The aggregate net income for the 10 largest Saudi-listed banks increased by 3.8% quarter-on-quarter (QoQ) to 18 billion riyals ($4.80 billion) in the third quarter of 2023, driven by high loan growth and improved net interest margin (NIM).

In addition, aggregate impairment costs fell by 18% QoQ, further supporting growth in net income, Alvarez & Marsal (A&M) said in its latest banking report.

Operating income increased by 2.9% QoQ, primarily on the back of growth in net interest income by 3.8%. Eight out of the top 10 banks have reported improvement in NIMs in the quarter.  
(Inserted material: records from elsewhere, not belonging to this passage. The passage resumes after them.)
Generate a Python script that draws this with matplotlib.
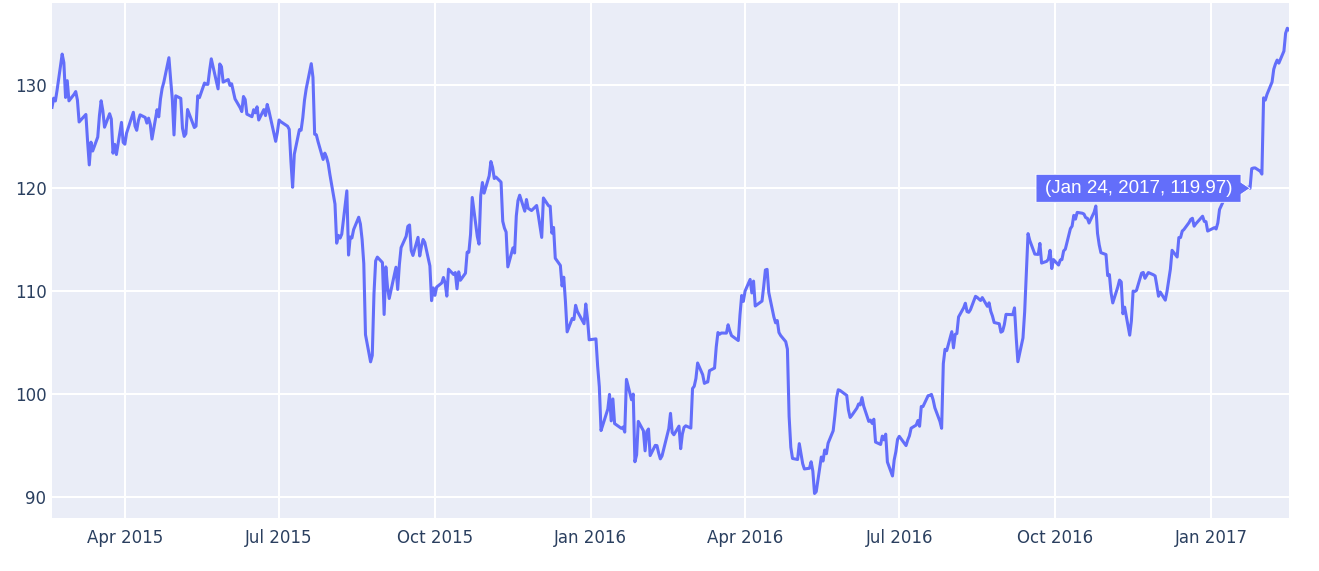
import pandas as pd
import matplotlib
matplotlib.use("Agg")
import matplotlib.pyplot as plt
import matplotlib.dates as mdates
import matplotlib.transforms as mtransforms
from matplotlib.patches import Polygon

# NYSE trading days, Feb 17 2015 .. Feb 16 2017
holidays = ["2015-04-03", "2015-05-25", "2015-07-03", "2015-09-07", "2015-11-26",
            "2015-12-25", "2016-01-01", "2016-01-18", "2016-02-15", "2016-03-25",
            "2016-05-30", "2016-07-04", "2016-09-05", "2016-11-24", "2016-12-26",
            "2017-01-02", "2017-01-16"]
dates = pd.bdate_range("2015-02-17", "2017-02-16", freq="C", holidays=holidays)

# closing price, one line per month
closes = [
    127.83, 128.72, 128.45, 129.50, 133.00, 132.17, 128.79, 130.42, 128.46,
    129.09, 129.36, 128.54, 126.41, 126.60, 127.14, 124.51, 122.24, 124.45, 123.59, 124.95,
    127.04, 128.47, 127.50, 125.90, 127.21, 126.69, 123.38, 124.24, 123.25, 126.37, 124.43,
    124.25, 125.32, 127.35, 126.01, 125.60, 126.56, 127.10, 126.85, 126.30, 126.78, 126.17,
    124.75, 127.60, 126.91, 128.62, 129.67, 130.28, 132.65, 130.56, 128.64, 125.15,
    128.95, 128.70, 125.80, 125.01, 125.26, 127.62, 126.32, 125.87, 126.01, 128.95, 128.77,
    130.19, 130.07, 130.06, 131.39, 132.54, 129.62, 132.04, 131.78, 130.28,
    130.53, 129.96, 130.12, 129.36, 128.65, 127.80, 127.42, 128.88, 128.59, 127.17, 126.92,
    127.60, 127.30, 127.88, 126.60, 127.61, 127.03, 128.11, 127.50, 126.75, 124.53, 125.42,
    126.60, 126.44, 126.00, 125.69, 122.57, 120.07, 123.28, 125.66, 125.61, 126.82, 128.51,
    129.62, 132.07, 130.75, 125.22, 125.16, 124.50, 122.77, 123.38, 122.99, 122.37, 121.30,
    118.44, 114.64, 115.40, 115.13, 115.52, 119.72, 113.49, 115.24, 115.15, 115.96, 117.16,
    116.50, 115.01, 112.65, 105.76, 103.12, 103.74, 109.69, 112.92, 113.29, 112.76,
    107.72, 112.34, 110.37, 109.27, 112.31, 110.15, 112.57, 114.21, 115.31, 116.28, 116.41,
    113.92, 113.45, 115.21, 113.40, 114.32, 115.00, 114.71, 112.44, 109.06, 110.30,
    109.58, 110.38, 110.78, 111.31, 110.78, 109.50, 112.12, 111.60, 111.79, 110.21, 111.86,
    111.04, 111.73, 113.77, 113.76, 115.50, 119.08, 115.28, 114.55, 119.27, 120.53, 119.50,
    121.18, 122.57, 122.00, 120.92, 121.06, 120.57, 116.77, 116.11, 115.72, 112.34, 114.18,
    113.69, 117.29, 118.78, 119.30, 117.75, 118.88, 118.03, 117.81, 118.30,
    117.34, 116.28, 115.20, 119.03, 118.28, 118.23, 115.62, 116.17, 113.18, 112.48, 110.49,
    111.34, 108.98, 106.03, 107.33, 107.23, 108.61, 108.03, 106.82, 108.74, 107.32, 105.26,
    105.35, 102.71, 100.70, 96.45, 96.96, 98.53, 99.96, 97.39, 99.52, 97.13,
    96.66, 96.79, 96.30, 101.42, 99.44, 99.99, 93.42, 94.09, 97.34,
    96.43, 94.48, 96.35, 96.60, 94.02, 95.01, 94.99, 94.27, 93.70, 93.99,
    96.64, 98.12, 96.26, 96.04, 96.88, 94.69, 96.10, 96.76, 96.91, 96.69,
    100.53, 100.75, 101.50, 103.01, 101.87, 101.03, 101.12, 101.17, 102.26, 102.52, 104.58,
    105.97, 105.80, 105.92, 105.91, 106.72, 106.13, 105.67, 105.19, 107.68, 109.56, 108.99,
    109.99, 111.12, 109.81, 110.96, 108.54, 108.66, 109.02, 110.44, 112.04, 112.10, 109.85,
    107.48, 106.91, 107.13, 105.97, 105.68, 105.08, 104.35, 97.82, 94.83, 93.74,
    93.64, 95.18, 94.19, 93.24, 92.72, 92.79, 93.42, 92.51, 90.34, 90.52, 93.88,
    93.49, 94.56, 94.20, 95.22, 96.43, 97.90, 99.62, 100.41, 100.35, 99.86,
    98.46, 97.72, 97.92, 98.63, 99.03, 98.94, 99.65, 98.83, 97.34, 97.46, 97.14,
    97.55, 95.33, 95.10, 95.91, 95.55, 96.10, 93.40, 92.04, 93.59, 94.40, 95.60,
    95.89, 94.99, 95.53, 95.94, 96.68, 96.98, 97.42, 96.87, 98.79, 98.78,
    99.83, 99.87, 99.96, 99.43, 98.66, 97.34, 96.67, 102.95, 104.34, 104.21,
    106.05, 104.48, 105.79, 105.87, 107.48, 108.37, 108.81, 108.00, 107.93, 108.18, 109.48, 109.38,
    109.22, 109.08, 109.36, 108.51, 108.85, 108.03, 107.57, 106.94, 106.82, 106.00, 106.10,
    106.73, 107.73, 107.70, 108.36, 105.52, 103.13, 105.44, 107.95, 111.77, 115.57, 114.92,
    113.58, 113.57, 113.55, 114.62, 112.71, 112.88, 113.09, 113.95, 112.18, 113.05,
    112.52, 113.00, 113.05, 113.89, 114.06, 116.05, 116.30, 117.34, 116.98, 117.63, 117.55,
    117.47, 117.12, 117.06, 116.60, 117.65, 118.25, 115.59, 114.48, 113.72, 113.54,
    111.49, 111.59, 109.83, 108.84, 110.41, 111.06, 110.88, 107.79, 108.43, 105.71, 107.11,
    109.99, 109.95, 110.06, 111.73, 111.80, 111.23, 111.79, 111.57, 111.46, 110.52,
    109.49, 109.90, 109.11, 109.95, 111.03, 112.12, 113.95, 113.30, 115.19, 115.19, 115.82,
    115.97, 116.64, 116.95, 117.06, 116.29, 116.52, 117.26, 116.76, 116.73, 115.82,
    116.15, 116.02, 116.61, 117.91, 118.99, 119.11, 119.75, 119.25, 119.04, 120.00,
    119.99, 119.78, 120.00, 120.08, 119.97, 121.88, 121.94, 121.95, 121.63, 121.35,
    128.75, 128.53, 129.08, 130.29, 131.53, 132.04, 132.42, 132.12, 133.29, 135.02, 135.51, 135.35,
]

hover_date = "2017-01-24"
hover_value = 119.97
hover_text = "(Jan 24, 2017, 119.97)"

line_color = "#636EFA"
bg_color = "#EAEDF7"
text_color = "#2A3F5F"

fig = plt.figure(figsize=(13.19, 5.71), dpi=100)
ax = fig.add_axes([52 / 1319, 53 / 571, 1237 / 1319, 515 / 571])
ax.set_facecolor(bg_color)

ax.plot(dates, closes, color=line_color, lw=2.2, solid_joinstyle="round", zorder=3)

ax.set_xlim(dates[0], dates[-1])
ax.set_ylim(87.96, 137.96)
ax.set_yticks([90, 100, 110, 120, 130])
ax.xaxis.set_major_locator(mdates.MonthLocator(bymonth=[1, 4, 7, 10]))
ax.xaxis.set_major_formatter(mdates.DateFormatter("%b %Y"))

ax.grid(True, color="white", lw=1.5, zorder=1)
ax.set_axisbelow(True)
for s in ax.spines.values():
    s.set_visible(False)
ax.tick_params(length=0, labelsize=12, colors=text_color)
ax.tick_params(axis="x", pad=8)
ax.tick_params(axis="y", pad=4)

# hover label, drawn in pixel units to the left of the point
fig.canvas.draw()
px, py = ax.transData.transform((mdates.date2num(pd.Timestamp(hover_date)), hover_value))
w, h, a = 205, 28, 9
pts = [(px, py), (px - a, py + 6), (px - a, py + h / 2), (px - a - w, py + h / 2),
       (px - a - w, py - h / 2), (px - a, py - h / 2), (px - a, py - 6)]
fig.patches.append(Polygon(pts, closed=True, fc=line_color, ec="white", lw=0.6,
                           transform=mtransforms.IdentityTransform(), zorder=5))
fig.text((px - a - w / 2) / 1319, py / 571, hover_text, color="white", fontsize=13.5,
         family="Liberation Sans", ha="center", va="center", zorder=6)

fig.savefig("out.png", dpi=100)
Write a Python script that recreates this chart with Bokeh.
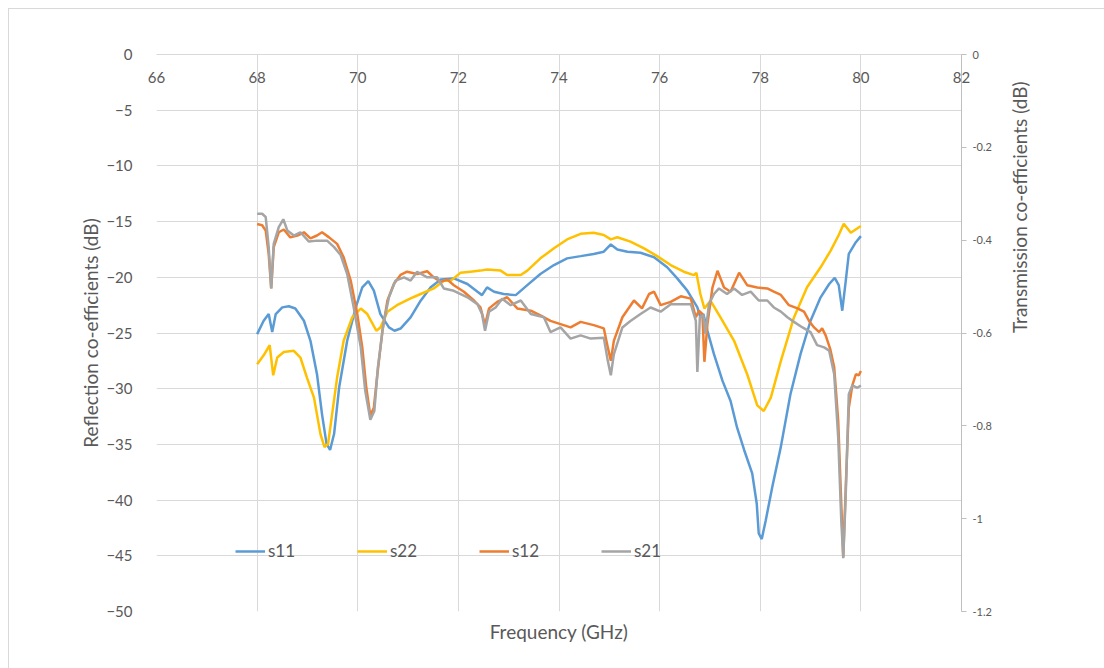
import math
from bokeh.plotting import figure
from bokeh.models import LinearAxis, Range1d, FixedTicker, Legend, LegendItem
from bokeh.embed import file_html
from bokeh.resources import INLINE

# ---------------- data ----------------
x_ticks = [66, 68, 70, 72, 74, 76, 78, 80, 82]
left_ticks = [-50, -45, -40, -35, -30, -25, -20, -15, -10, -5, 0]
right_ticks = [-1.2, -1.0, -0.8, -0.6, -0.4, -0.2, 0.0]
right_tick_labels = ["-1.2", "-1", "-0.8", "-0.6", "-0.4", "-0.2", "0"]

f_s11 = [68.00, 68.13, 68.23, 68.30, 68.37, 68.50, 68.63, 68.76, 68.93, 69.06,
         69.19, 69.29, 69.38, 69.45, 69.53, 69.63, 69.79, 69.96, 70.09, 70.21,
         70.32, 70.45, 70.62, 70.73, 70.85, 71.05, 71.25, 71.45, 71.65, 71.91,
         72.18, 72.38, 72.47, 72.57, 72.71, 72.90, 73.14, 73.37, 73.63, 73.90,
         74.16, 74.43, 74.69, 74.89, 75.03, 75.16, 75.36, 75.62, 75.89, 76.15,
         76.35, 76.55, 76.75, 76.81, 76.87, 76.95, 77.08, 77.25, 77.41, 77.54,
         77.68, 77.84, 77.93, 77.97, 78.03, 78.11, 78.24, 78.41, 78.60, 78.80,
         79.00, 79.20, 79.37, 79.48, 79.56, 79.63, 79.70, 79.76, 79.90, 80.00]
s11 = [-25.1, -23.9, -23.3, -24.9, -23.3, -22.7, -22.6, -22.8, -23.9, -25.7,
       -28.7, -32.3, -34.95, -35.5, -34.05, -29.9, -25.7, -22.7, -20.9, -20.35,
       -21.2, -23.3, -24.5, -24.8, -24.6, -23.6, -22.1, -20.9, -20.2, -20.1,
       -20.6, -21.3, -21.6, -20.9, -21.3, -21.5, -21.6, -20.7, -19.7, -18.9,
       -18.3, -18.1, -17.9, -17.7, -17.05, -17.5, -17.7, -17.8, -18.2, -19.1,
       -20.1, -21.2, -22.7, -23.6, -23.3, -24.8, -26.9, -29.3, -31.1, -33.5,
       -35.5, -37.6, -40.3, -43.0, -43.5, -41.8, -38.8, -35.2, -30.5, -26.9,
       -23.9, -21.8, -20.6, -20.05, -20.7, -23.0, -20.3, -17.9, -16.85, -16.3]

f_s22 = [68.00, 68.13, 68.25, 68.32, 68.40, 68.53, 68.73, 68.86, 68.99, 69.13,
         69.26, 69.34, 69.41, 69.49, 69.59, 69.72, 69.89, 70.06, 70.19, 70.37,
         70.45, 70.59, 70.78, 71.05, 71.25, 71.51, 71.71, 71.85, 72.04, 72.24,
         72.44, 72.57, 72.84, 72.97, 73.24, 73.37, 73.63, 73.90, 74.16, 74.43,
         74.69, 74.89, 75.03, 75.16, 75.42, 75.69, 75.95, 76.22, 76.48, 76.68,
         76.73, 76.81, 76.89, 77.01, 77.21, 77.48, 77.74, 77.94, 78.07, 78.21,
         78.41, 78.67, 78.93, 79.20, 79.40, 79.56, 79.66, 79.80, 80.00]
s22 = [-27.8, -27.0, -26.1, -28.8, -27.2, -26.7, -26.6, -27.2, -29.0, -30.8,
       -34.1, -35.25, -34.95, -32.3, -29.0, -25.7, -23.6, -22.8, -23.3, -24.8,
       -24.5, -23.1, -22.5, -21.9, -21.5, -21.0, -20.3, -20.3, -19.6, -19.5,
       -19.4, -19.3, -19.4, -19.8, -19.8, -19.4, -18.3, -17.4, -16.6, -16.1,
       -16.0, -16.2, -16.6, -16.4, -16.8, -17.4, -18.1, -18.9, -19.5, -19.8,
       -19.6, -21.5, -22.8, -22.1, -23.6, -25.7, -28.7, -31.5, -32.0, -30.8,
       -27.5, -23.6, -20.9, -19.1, -17.6, -16.2, -15.2, -16.0, -15.4]

f_s12 = [68.00, 68.10, 68.17, 68.23, 68.28, 68.33, 68.43, 68.53, 68.66, 68.80,
         68.93, 69.06, 69.19, 69.29, 69.43, 69.59, 69.72, 69.86, 69.99, 70.09,
         70.17, 70.25, 70.32, 70.39, 70.49, 70.59, 70.72, 70.85, 70.98, 71.18,
         71.38, 71.51, 71.65, 71.78, 71.91, 72.11, 72.31, 72.44, 72.53, 72.61,
         72.77, 72.97, 73.17, 73.44, 73.63, 73.83, 74.03, 74.23, 74.43, 74.69,
         74.89, 74.97, 75.03, 75.09, 75.26, 75.49, 75.65, 75.79, 75.89, 76.02,
         76.22, 76.42, 76.62, 76.72, 76.78, 76.85, 76.89, 76.95, 77.05, 77.15,
         77.28, 77.41, 77.58, 77.74, 77.94, 78.14, 78.27, 78.41, 78.57, 78.74,
         78.87, 78.97, 79.07, 79.17, 79.23, 79.30, 79.39, 79.47, 79.55, 79.61,
         79.65, 79.70, 79.76, 79.83, 79.90, 79.96, 80.00]
s12 = [-0.365, -0.368, -0.379, -0.430, -0.504, -0.415, -0.383, -0.377, -0.394, -0.390,
       -0.383, -0.396, -0.390, -0.383, -0.394, -0.408, -0.437, -0.487, -0.559, -0.631,
       -0.718, -0.778, -0.761, -0.689, -0.595, -0.530, -0.494, -0.475, -0.468, -0.473,
       -0.467, -0.480, -0.490, -0.485, -0.497, -0.511, -0.530, -0.545, -0.583, -0.547,
       -0.533, -0.523, -0.547, -0.552, -0.562, -0.574, -0.581, -0.588, -0.576, -0.583,
       -0.590, -0.631, -0.660, -0.617, -0.566, -0.530, -0.547, -0.516, -0.511, -0.540,
       -0.533, -0.521, -0.526, -0.566, -0.552, -0.559, -0.662, -0.581, -0.502, -0.466,
       -0.502, -0.511, -0.470, -0.497, -0.502, -0.504, -0.511, -0.518, -0.540, -0.547,
       -0.554, -0.574, -0.588, -0.598, -0.590, -0.605, -0.634, -0.674, -0.790, -0.967,
       -1.082, -0.931, -0.761, -0.713, -0.689, -0.691, -0.682]

f_s21 = [68.00, 68.10, 68.17, 68.23, 68.28, 68.33, 68.43, 68.52, 68.60, 68.73,
         68.86, 69.03, 69.19, 69.39, 69.53, 69.66, 69.79, 69.92, 70.06, 70.15,
         70.25, 70.33, 70.40, 70.51, 70.62, 70.75, 70.92, 71.05, 71.18, 71.38,
         71.58, 71.71, 71.91, 72.18, 72.38, 72.47, 72.53, 72.61, 72.74, 72.87,
         73.04, 73.24, 73.44, 73.70, 73.83, 74.03, 74.23, 74.43, 74.63, 74.89,
         74.97, 75.03, 75.09, 75.26, 75.42, 75.62, 75.82, 76.02, 76.22, 76.42,
         76.62, 76.72, 76.75, 76.80, 76.87, 76.91, 76.98, 77.08, 77.18, 77.34,
         77.48, 77.64, 77.81, 77.97, 78.14, 78.27, 78.41, 78.54, 78.67, 78.84,
         79.00, 79.13, 79.27, 79.37, 79.47, 79.55, 79.61, 79.65, 79.70, 79.76,
         79.83, 79.93, 80.00]
s21 = [-0.343, -0.343, -0.350, -0.415, -0.504, -0.408, -0.372, -0.355, -0.379, -0.390,
       -0.383, -0.403, -0.401, -0.401, -0.415, -0.432, -0.473, -0.545, -0.631, -0.725,
       -0.787, -0.768, -0.674, -0.581, -0.523, -0.487, -0.480, -0.487, -0.468, -0.480,
       -0.480, -0.504, -0.509, -0.523, -0.538, -0.559, -0.595, -0.554, -0.545, -0.526,
       -0.540, -0.530, -0.559, -0.566, -0.598, -0.588, -0.612, -0.605, -0.612, -0.610,
       -0.660, -0.691, -0.646, -0.588, -0.574, -0.559, -0.545, -0.554, -0.538, -0.538,
       -0.538, -0.574, -0.684, -0.566, -0.562, -0.602, -0.538, -0.516, -0.504, -0.516,
       -0.504, -0.518, -0.511, -0.530, -0.530, -0.545, -0.554, -0.566, -0.576, -0.588,
       -0.598, -0.626, -0.631, -0.638, -0.689, -0.826, -1.003, -1.085, -0.946, -0.732,
       -0.713, -0.718, -0.713]

# ---------------- styling ----------------
FONT = "Lato"
TXT = "#595959"
GRID = "#d9d9d9"

p = figure(width=1104, height=668, output_backend="svg", toolbar_location=None,
           x_range=Range1d(66, 82), y_range=Range1d(-50, 0),
           x_axis_location="above",
           min_border_left=156, min_border_right=143,
           min_border_top=54, min_border_bottom=57)
p.extra_y_ranges = {"trans": Range1d(-1.2, 0)}
p.outline_line_color = None
p.background_fill_color = "white"
p.border_fill_alpha = 0
# outer chart frame (top and left edges are the only ones inside the window)
p.styles = {
    "background-color": "white",
    "background-image": "linear-gradient(#d9d9d9, #d9d9d9), linear-gradient(#d9d9d9, #d9d9d9)",
    "background-size": "1096px 1px, 1px 660px",
    "background-position": "8px 8px, 8px 8px",
    "background-repeat": "no-repeat",
}

# grids
p.xgrid.ticker = FixedTicker(ticks=x_ticks)
p.ygrid.ticker = FixedTicker(ticks=left_ticks)
for g in (p.xgrid[0], p.ygrid[0]):
    g.grid_line_color = GRID
    g.grid_line_width = 1

# x axis crossing at 0: labels sit just under the top line
xa = p.xaxis[0]
xa.ticker = FixedTicker(ticks=x_ticks)
xa.axis_line_color = GRID
xa.major_tick_line_color = None
xa.minor_tick_line_color = None
xa.major_label_standoff = -34
xa.major_label_text_font = FONT
xa.major_label_text_font_size = "15px"
xa.major_label_text_color = TXT

# x axis title at bottom
xt = LinearAxis(axis_label="Frequency (GHz)", ticker=FixedTicker(ticks=[]),
                axis_line_color=None, major_tick_line_color=None,
                minor_tick_line_color=None, major_label_text_font_size="0px",
                axis_label_standoff=8, axis_label_text_font=FONT,
                axis_label_text_font_size="19px", axis_label_text_color=TXT,
                axis_label_text_font_style="normal")
p.add_layout(xt, "below")

# left axis
ya = p.yaxis[0]
ya.ticker = FixedTicker(ticks=left_ticks)
ya.axis_line_color = None
ya.major_tick_line_color = None
ya.minor_tick_line_color = None
ya.major_label_standoff = 18
ya.major_label_text_font = FONT
ya.major_label_text_font_size = "15px"
ya.major_label_text_color = TXT
ya.axis_label = "Reflection co-efficients (dB)"
ya.axis_label_text_font = FONT
ya.axis_label_text_font_size = "19px"
ya.axis_label_text_color = TXT
ya.axis_label_text_font_style = "normal"
ya.axis_label_standoff = 1

# right axis
ra = LinearAxis(y_range_name="trans", ticker=FixedTicker(ticks=right_ticks),
                major_label_overrides=dict(zip(right_ticks, right_tick_labels)),
                axis_line_color="#bfbfbf", major_tick_line_color="#bfbfbf",
                major_tick_out=5, major_tick_in=0, minor_tick_line_color=None,
                major_label_standoff=6, major_label_text_font=FONT,
                major_label_text_font_size="11px", major_label_text_color=TXT,
                axis_label="Transmission co-efficients (dB)",
                axis_label_orientation=math.pi / 2,
                axis_label_text_font=FONT, axis_label_text_font_size="19px",
                axis_label_text_color=TXT, axis_label_text_font_style="normal",
                axis_label_standoff=25)
p.add_layout(ra, "right")

# lines
r11 = p.line(f_s11, s11, line_color="#5B9BD5", line_width=2.5)
r22 = p.line(f_s22, s22, line_color="#FFC000", line_width=2.5)
r12 = p.line(f_s12, s12, line_color="#ED7D31", line_width=2.5, y_range_name="trans")
r21 = p.line(f_s21, s21, line_color="#A5A5A5", line_width=2.5, y_range_name="trans")

legend = Legend(items=[LegendItem(label="s11", renderers=[r11]),
                       LegendItem(label="s22", renderers=[r22]),
                       LegendItem(label="s12", renderers=[r12]),
                       LegendItem(label="s21", renderers=[r21])],
                orientation="horizontal", location=(79, 50),
                glyph_width=30, glyph_height=20, label_standoff=3,
                label_width=80, spacing=9, padding=0, margin=0,
                border_line_color=None, background_fill_alpha=0,
                label_text_font=FONT, label_text_font_size="17px",
                label_text_color=TXT)
p.add_layout(legend, "center")

open("out.html", "w").write(file_html(p, INLINE))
The loan-to-deposit (LDR) ratio improved by 2.3% QoQ on the back of higher loans-and-advances (L&A) which grew to reach 98.4%, representing the highest level seen in the last 4 years.

Deposits grew slightly by 0.5% QoQ, A&M added.

However, overall non-core income declined marginally by 0.5% QoQ, primarily due to a decline in net fee and commission income falling 3.3%.

According to the report, the growth in net income resulted in the return on equity increasing to the highest level of 16.4 percent, up 70 basis points QoQ since the pandemic. Return on assets remained stable at 2% in the third quarter.